Task to complete: Filter the entries below, keeping every line that has the word "this".

(Part of a data file)
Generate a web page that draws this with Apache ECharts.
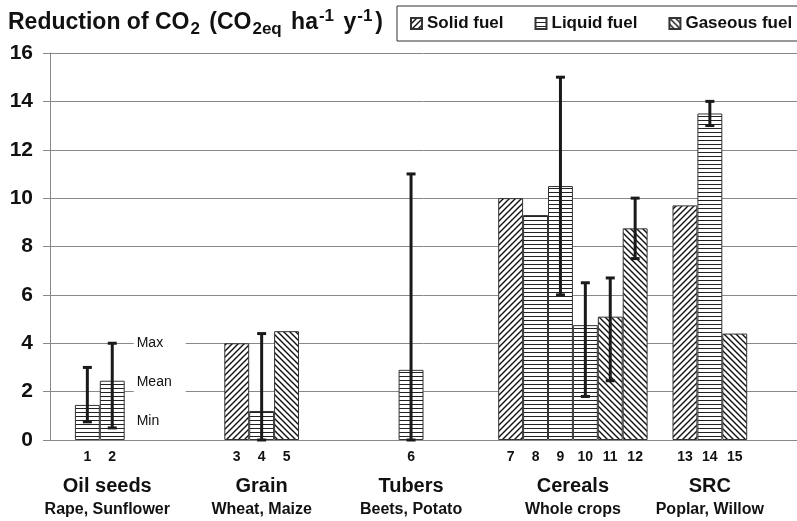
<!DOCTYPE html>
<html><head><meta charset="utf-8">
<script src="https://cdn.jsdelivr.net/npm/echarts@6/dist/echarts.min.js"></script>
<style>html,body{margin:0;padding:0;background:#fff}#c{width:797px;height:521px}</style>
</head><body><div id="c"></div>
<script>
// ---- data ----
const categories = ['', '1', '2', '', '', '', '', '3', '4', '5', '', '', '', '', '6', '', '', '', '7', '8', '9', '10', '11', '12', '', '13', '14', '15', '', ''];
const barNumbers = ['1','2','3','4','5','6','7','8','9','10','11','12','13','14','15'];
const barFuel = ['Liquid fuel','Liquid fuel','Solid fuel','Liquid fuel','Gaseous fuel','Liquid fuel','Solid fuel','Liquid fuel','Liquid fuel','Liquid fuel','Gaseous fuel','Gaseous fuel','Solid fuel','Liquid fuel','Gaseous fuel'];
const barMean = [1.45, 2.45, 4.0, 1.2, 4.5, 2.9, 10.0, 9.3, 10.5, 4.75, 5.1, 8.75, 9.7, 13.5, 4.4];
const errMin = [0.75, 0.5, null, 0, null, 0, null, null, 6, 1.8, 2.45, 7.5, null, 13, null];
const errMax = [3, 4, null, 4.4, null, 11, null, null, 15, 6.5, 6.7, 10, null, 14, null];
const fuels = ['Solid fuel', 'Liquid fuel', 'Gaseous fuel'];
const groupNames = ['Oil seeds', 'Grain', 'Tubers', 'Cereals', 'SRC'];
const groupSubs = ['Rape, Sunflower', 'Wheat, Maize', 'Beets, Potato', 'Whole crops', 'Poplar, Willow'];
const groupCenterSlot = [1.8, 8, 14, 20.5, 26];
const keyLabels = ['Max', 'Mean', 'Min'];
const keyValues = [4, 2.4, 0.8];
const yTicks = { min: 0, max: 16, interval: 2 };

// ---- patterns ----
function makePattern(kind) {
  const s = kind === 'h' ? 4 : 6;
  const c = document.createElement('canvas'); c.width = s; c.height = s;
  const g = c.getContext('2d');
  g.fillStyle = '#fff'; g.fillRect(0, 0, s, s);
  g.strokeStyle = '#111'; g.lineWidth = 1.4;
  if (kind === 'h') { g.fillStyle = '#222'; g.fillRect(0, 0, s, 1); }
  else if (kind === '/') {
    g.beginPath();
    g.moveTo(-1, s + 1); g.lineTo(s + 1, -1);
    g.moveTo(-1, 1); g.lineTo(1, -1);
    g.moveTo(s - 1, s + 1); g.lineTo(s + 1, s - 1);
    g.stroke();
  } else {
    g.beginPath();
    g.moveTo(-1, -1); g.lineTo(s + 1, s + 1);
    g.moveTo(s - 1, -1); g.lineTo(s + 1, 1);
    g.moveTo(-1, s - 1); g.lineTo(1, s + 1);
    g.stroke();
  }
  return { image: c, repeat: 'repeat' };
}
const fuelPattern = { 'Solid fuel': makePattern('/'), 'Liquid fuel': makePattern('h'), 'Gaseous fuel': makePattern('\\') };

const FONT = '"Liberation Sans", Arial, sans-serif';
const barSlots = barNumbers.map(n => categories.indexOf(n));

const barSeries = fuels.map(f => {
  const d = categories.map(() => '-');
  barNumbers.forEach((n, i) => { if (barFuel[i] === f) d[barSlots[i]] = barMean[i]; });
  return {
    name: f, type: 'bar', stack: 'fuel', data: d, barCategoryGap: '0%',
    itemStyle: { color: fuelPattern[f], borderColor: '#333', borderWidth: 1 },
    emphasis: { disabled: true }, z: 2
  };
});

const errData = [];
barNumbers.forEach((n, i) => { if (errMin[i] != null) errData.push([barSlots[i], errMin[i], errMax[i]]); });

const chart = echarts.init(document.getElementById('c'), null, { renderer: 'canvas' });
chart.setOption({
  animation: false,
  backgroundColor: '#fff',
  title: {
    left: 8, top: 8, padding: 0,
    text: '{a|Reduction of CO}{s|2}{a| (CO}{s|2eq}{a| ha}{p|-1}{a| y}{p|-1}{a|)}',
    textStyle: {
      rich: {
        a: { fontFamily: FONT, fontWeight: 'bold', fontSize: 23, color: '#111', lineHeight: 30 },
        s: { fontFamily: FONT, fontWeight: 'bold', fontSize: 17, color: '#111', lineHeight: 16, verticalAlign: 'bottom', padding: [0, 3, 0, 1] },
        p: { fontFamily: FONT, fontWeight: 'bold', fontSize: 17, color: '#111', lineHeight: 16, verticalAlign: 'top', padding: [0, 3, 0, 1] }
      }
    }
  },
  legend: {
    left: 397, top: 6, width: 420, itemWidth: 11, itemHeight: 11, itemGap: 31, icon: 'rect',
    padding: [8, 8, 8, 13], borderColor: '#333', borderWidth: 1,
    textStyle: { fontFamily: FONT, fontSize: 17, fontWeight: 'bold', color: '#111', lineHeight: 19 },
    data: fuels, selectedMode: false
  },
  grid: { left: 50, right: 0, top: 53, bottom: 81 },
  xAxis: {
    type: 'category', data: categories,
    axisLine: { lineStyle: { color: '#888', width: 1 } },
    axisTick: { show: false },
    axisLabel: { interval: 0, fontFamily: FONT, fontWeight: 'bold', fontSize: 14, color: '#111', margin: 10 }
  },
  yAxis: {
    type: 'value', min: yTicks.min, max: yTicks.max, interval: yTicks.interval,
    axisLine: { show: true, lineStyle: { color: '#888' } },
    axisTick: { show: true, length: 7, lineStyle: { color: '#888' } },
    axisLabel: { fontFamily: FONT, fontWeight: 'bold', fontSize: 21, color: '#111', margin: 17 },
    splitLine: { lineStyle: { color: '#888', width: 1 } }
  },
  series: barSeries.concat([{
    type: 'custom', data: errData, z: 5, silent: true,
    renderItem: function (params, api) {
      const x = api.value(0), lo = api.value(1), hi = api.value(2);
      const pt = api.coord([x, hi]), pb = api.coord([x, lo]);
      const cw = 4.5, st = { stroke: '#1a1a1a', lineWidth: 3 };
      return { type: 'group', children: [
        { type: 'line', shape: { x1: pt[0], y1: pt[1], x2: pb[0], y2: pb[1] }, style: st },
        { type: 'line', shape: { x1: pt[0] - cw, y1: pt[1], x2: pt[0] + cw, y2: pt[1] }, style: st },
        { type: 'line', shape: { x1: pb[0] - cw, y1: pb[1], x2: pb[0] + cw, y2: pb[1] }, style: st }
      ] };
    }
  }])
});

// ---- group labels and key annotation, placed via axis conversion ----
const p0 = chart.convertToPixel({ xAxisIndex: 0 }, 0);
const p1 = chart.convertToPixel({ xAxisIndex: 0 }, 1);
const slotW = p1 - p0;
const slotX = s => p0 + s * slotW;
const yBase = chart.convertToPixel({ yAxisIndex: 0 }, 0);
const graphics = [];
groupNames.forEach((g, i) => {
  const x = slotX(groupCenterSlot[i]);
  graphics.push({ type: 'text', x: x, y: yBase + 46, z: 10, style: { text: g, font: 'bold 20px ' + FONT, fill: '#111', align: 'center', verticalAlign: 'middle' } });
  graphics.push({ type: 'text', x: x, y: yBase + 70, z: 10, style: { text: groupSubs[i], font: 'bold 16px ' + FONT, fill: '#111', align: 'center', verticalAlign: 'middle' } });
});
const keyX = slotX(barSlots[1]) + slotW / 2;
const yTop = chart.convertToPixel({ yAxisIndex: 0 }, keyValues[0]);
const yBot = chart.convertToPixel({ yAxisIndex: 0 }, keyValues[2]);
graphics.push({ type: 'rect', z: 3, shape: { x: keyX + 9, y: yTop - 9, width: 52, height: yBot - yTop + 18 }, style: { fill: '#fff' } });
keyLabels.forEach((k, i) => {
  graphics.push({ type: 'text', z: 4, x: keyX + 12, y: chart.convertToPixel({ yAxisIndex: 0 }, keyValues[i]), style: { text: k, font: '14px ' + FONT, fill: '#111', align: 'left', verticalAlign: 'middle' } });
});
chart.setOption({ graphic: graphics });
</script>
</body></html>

* * *

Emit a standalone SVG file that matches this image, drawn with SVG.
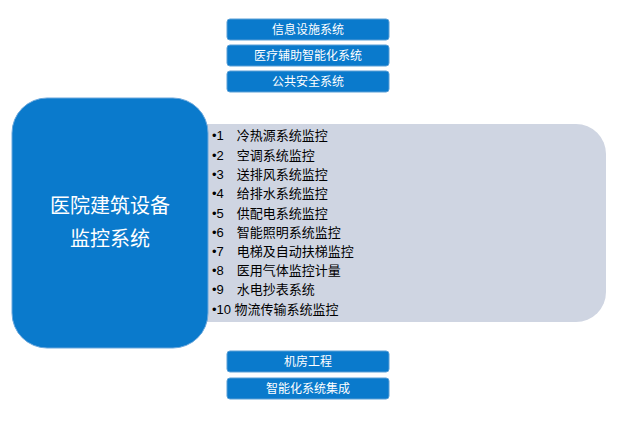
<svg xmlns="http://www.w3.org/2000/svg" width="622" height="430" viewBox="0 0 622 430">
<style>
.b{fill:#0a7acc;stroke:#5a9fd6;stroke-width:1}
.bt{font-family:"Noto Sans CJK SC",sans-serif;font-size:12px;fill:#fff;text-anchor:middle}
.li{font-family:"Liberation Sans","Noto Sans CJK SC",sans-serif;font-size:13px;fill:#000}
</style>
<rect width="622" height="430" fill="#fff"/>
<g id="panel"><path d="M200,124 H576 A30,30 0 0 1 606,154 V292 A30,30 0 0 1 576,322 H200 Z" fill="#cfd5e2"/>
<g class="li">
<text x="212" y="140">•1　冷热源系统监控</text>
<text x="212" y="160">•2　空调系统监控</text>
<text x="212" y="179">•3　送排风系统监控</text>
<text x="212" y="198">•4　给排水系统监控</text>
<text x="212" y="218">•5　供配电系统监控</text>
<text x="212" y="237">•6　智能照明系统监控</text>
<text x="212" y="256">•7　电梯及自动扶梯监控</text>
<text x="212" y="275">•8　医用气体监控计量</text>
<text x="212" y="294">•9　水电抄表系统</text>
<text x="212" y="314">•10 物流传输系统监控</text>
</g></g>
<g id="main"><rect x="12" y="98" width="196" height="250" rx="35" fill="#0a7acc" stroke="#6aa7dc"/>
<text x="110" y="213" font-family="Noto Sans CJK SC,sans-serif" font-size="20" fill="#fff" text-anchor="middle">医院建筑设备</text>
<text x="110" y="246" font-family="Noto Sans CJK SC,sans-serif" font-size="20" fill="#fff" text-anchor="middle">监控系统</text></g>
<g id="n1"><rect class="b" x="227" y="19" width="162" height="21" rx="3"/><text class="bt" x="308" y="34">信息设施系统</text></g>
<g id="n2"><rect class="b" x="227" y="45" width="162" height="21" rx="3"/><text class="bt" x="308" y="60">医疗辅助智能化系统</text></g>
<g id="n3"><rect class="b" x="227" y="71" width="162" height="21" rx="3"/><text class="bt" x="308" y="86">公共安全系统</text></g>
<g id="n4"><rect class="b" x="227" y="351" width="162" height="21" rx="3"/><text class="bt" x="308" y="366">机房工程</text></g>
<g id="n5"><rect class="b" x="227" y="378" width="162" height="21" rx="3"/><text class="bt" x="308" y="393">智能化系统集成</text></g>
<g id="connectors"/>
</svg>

...

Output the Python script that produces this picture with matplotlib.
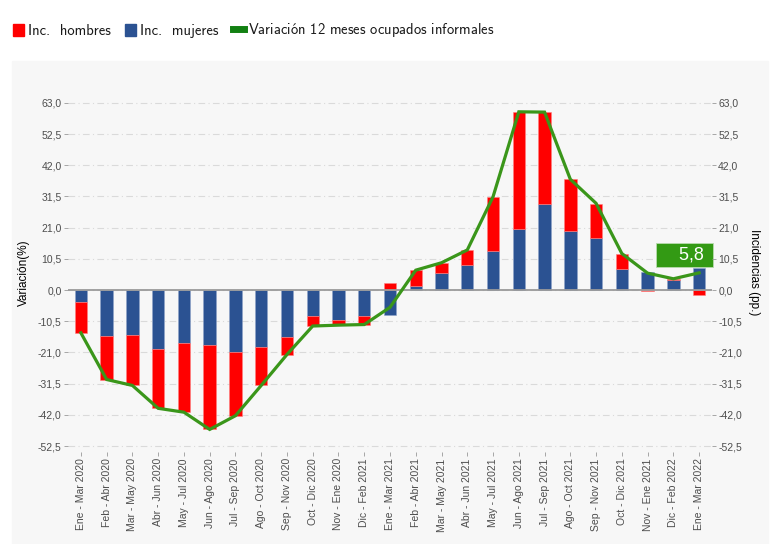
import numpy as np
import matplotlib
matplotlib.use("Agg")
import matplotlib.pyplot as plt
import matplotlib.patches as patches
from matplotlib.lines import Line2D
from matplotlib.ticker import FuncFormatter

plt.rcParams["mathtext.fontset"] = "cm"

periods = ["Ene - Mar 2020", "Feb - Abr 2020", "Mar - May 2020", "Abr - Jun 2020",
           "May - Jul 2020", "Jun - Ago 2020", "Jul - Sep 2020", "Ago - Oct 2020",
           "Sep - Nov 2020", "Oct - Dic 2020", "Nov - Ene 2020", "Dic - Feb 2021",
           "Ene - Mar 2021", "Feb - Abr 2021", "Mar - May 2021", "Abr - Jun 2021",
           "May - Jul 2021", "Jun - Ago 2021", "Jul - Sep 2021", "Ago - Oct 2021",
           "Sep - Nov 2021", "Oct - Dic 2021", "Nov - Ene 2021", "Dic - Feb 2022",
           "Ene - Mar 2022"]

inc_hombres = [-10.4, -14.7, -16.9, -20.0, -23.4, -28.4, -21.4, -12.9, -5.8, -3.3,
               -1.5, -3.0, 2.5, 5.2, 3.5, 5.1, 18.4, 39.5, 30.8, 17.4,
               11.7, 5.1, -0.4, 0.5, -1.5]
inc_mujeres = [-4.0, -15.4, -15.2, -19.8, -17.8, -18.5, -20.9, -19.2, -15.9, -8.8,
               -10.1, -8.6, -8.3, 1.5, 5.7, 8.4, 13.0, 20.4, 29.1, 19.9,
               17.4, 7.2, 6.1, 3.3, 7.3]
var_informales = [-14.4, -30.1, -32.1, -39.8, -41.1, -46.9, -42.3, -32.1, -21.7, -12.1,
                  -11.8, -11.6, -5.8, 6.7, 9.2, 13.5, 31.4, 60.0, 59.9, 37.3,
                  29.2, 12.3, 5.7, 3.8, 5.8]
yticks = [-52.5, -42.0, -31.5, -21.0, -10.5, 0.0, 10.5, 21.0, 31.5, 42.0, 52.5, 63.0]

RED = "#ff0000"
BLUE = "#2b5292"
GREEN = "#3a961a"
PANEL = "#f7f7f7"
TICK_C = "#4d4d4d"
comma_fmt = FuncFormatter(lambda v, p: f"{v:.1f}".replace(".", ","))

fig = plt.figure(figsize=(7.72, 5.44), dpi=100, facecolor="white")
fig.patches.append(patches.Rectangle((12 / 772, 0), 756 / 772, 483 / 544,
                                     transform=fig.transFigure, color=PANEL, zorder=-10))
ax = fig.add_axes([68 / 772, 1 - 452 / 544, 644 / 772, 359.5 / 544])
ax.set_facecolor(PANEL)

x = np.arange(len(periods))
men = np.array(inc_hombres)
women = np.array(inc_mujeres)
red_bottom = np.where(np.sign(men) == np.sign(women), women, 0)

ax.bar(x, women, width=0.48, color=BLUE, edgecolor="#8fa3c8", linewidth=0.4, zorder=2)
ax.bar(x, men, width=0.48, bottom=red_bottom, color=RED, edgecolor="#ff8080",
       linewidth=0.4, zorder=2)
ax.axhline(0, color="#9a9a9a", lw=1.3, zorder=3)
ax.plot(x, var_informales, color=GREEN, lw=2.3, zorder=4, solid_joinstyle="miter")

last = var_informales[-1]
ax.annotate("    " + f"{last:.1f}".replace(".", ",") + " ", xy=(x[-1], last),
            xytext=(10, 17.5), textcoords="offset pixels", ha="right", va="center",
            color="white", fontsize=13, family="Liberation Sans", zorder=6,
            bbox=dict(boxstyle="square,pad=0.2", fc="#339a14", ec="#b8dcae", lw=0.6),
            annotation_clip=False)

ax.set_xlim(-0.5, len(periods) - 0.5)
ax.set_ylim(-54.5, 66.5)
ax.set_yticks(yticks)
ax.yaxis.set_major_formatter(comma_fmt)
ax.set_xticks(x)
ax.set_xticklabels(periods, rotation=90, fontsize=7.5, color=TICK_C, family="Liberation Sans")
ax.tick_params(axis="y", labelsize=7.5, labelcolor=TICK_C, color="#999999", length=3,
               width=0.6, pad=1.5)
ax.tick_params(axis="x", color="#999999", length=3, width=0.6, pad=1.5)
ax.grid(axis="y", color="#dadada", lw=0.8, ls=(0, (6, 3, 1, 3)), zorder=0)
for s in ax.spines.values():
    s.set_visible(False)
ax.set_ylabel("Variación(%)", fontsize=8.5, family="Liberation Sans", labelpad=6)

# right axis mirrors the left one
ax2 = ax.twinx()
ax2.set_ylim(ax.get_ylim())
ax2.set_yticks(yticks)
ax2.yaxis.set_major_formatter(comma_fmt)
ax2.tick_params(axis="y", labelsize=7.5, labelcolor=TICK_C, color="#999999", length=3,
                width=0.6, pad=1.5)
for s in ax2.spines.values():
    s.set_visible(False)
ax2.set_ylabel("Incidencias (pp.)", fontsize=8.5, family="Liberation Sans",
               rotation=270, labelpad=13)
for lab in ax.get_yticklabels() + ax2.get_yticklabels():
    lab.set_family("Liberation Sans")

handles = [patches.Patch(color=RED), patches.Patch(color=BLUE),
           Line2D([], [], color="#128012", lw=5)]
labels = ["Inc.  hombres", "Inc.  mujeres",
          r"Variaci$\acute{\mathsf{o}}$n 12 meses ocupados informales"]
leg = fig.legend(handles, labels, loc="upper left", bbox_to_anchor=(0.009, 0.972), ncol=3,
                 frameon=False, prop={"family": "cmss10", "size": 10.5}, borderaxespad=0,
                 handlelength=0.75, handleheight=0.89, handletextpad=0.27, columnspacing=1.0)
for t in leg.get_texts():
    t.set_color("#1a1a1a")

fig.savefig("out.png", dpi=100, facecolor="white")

Output below:
Generate a web page that draws this with Apache ECharts.
Emit a standalone SVG file that matches this image, drawn with SVG.
Output the Python script that produces this picture with matplotlib.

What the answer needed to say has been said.